Il leva les yeux, alors. Droit sur le sombre canon de l’arme de Chryssie. Il desserra les mâchoires et sa bouche s’ouvrit en grand.
— Je m’appelle Chrysanthème Jones. Tu as tué ma sœur. Prépare-toi à mourir.
— Quoi ?
Chryssie soupira. Elle avait préparé plusieurs discours de vengeance différents. Puisque Princess Bride avait été le film préféré de sa sœur, ça paraissait être ce qui convenait le mieux. Encore une chose que ce médecin avait fichue en l’air. Heureusement, elle avait préparé une deuxième réplique. Comme la première, les mots n’étaient pas d’elle.
— Ne crie pas, dit Chryssie. N’aie pas peur. Ça ne fera pas mal du tout, et ensuite tu seras dans un monde meilleur.
Chryssie se souvenait encore du jour où sa sœur avait été emmenée. Elle avait été présente dans la chambre avec elle. Sa petite main enfouie dans la main de sa grande sœur. Jacinthe avait désespérément voulu aller mieux. Pas juste pour elle-même, mais pour Chryssie aussi. Elles venaient juste de perdre leur mère l’année précédente. Elles étaient tout ce qui leur restait.
Le médecin avait prononcé ces mots, l’avait emmenée au bloc, et Jacinthe avait disparu. On ne l’avait plus jamais revue. Excepté quand des morceaux de son corps étaient réapparus lors d’un coup de filet du FBI, dans une version moderne des profanateurs de sépulture. Les autorités avaient pincé les étudiants en médecine qui avaient acheté les morceaux de corps malades, mais elles n’avaient jamais été capables d’identifier le revendeur. Quand les noms des personnes décédées avaient été révélés, Chryssie s’était immédiatement souvenue du dernier jour où elle avait vu sa sœur, ainsi que du médecin qui avait prononcé ces dernières paroles.
— C’est ce que vous avez dit à ma sœur avant de la tuer et de la découper comme une tarte aux patates douces à Thanksgiving.
— J’ai dit la vérité, dit-il. Elle n’a pas souffert.
— Vous l’avez tuée.
— Elle allait mourir. Il n’y avait rien que quiconque pouvait faire, à part étudier les symptômes de sa maladie.
Le doigt de Chryssie posé sur la détente recula d’un millimètre vers l’intérieur. Mais les yeux du médecin avaient perdu leur frayeur. Il la regardait à nouveau comme si elle était un spécimen de laboratoire.
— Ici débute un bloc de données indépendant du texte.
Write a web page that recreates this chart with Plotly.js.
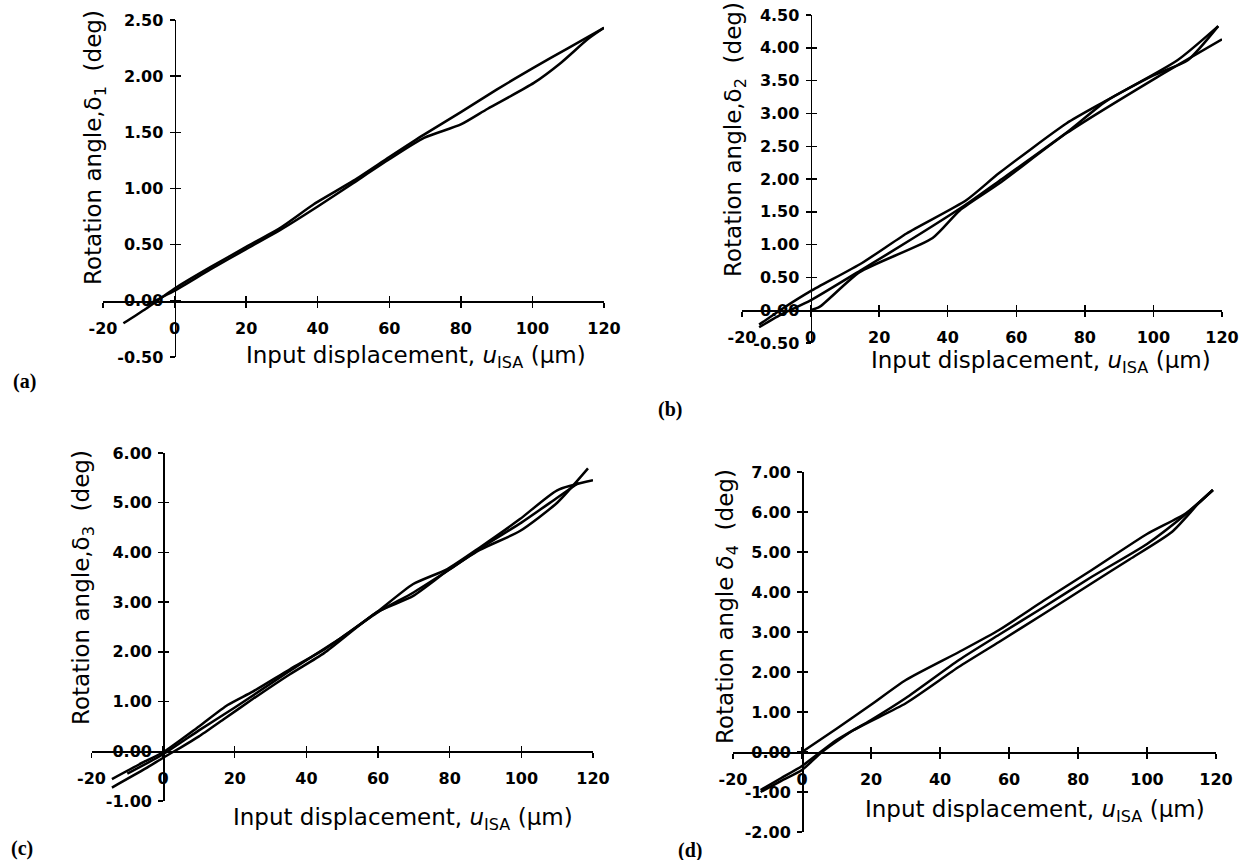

— Vous savez à quel point les gens comme vous sont rares ? demanda-t-il en jetant un œil vers le sommet de son crâne. Et ils ont toujours les cheveux roux.
Chryssie s’empêcha de passer la main dans ses mèches rouge sang. Tout comme sa mère et sa sœur, la couleur ressemblait à des flammes lui sortant directement du crâne.
— Il y a de l’hélium dans votre sang, continua-t-il. Ce n’est pas normal. Vous devriez être morte. À vous regarder, vous le serez dans peu de temps.
— Vous d’abord.
Elle tendit les bras. Ses mains étaient fermes, ce qui était surprenant vu qu’elle s’était sentie faible tous les jours de sa vie depuis qu’elle avait douze ans. Mais son index ne voulait toujours pas plier. Elle avait envie de poignarder cet homme. Elle devrait peut-être faire ça avec un pieu, à la place.
— Écoute, chérie, je vois bien qu’il faut faire la queue, mais je n’ai pas que ça à faire.
Chryssie et le médecin tournèrent tous les deux brusquement la tête vers la fenêtre d’où provenait la voix. Sur le rebord se trouvait assise l’incarnation même de la définition d’héroïne balèze. La femme était vêtue d’un corsage bleu argenté qui soutenait une poitrine généreuse. Ses abdos musclés étaient parfaitement plats et sans un seul bourrelet, malgré qu’elle soit assise avec un genou relevé. Des cheveux violets flottaient dans la brise comme si un ventilateur était dirigé vers elle. Et puis, il y avait ses bottes. Si celles de Chryssie étaient du genre balèze de dépôt-vente, celles de cette femme étaient clairement d’authentiques fouteuses de branlée.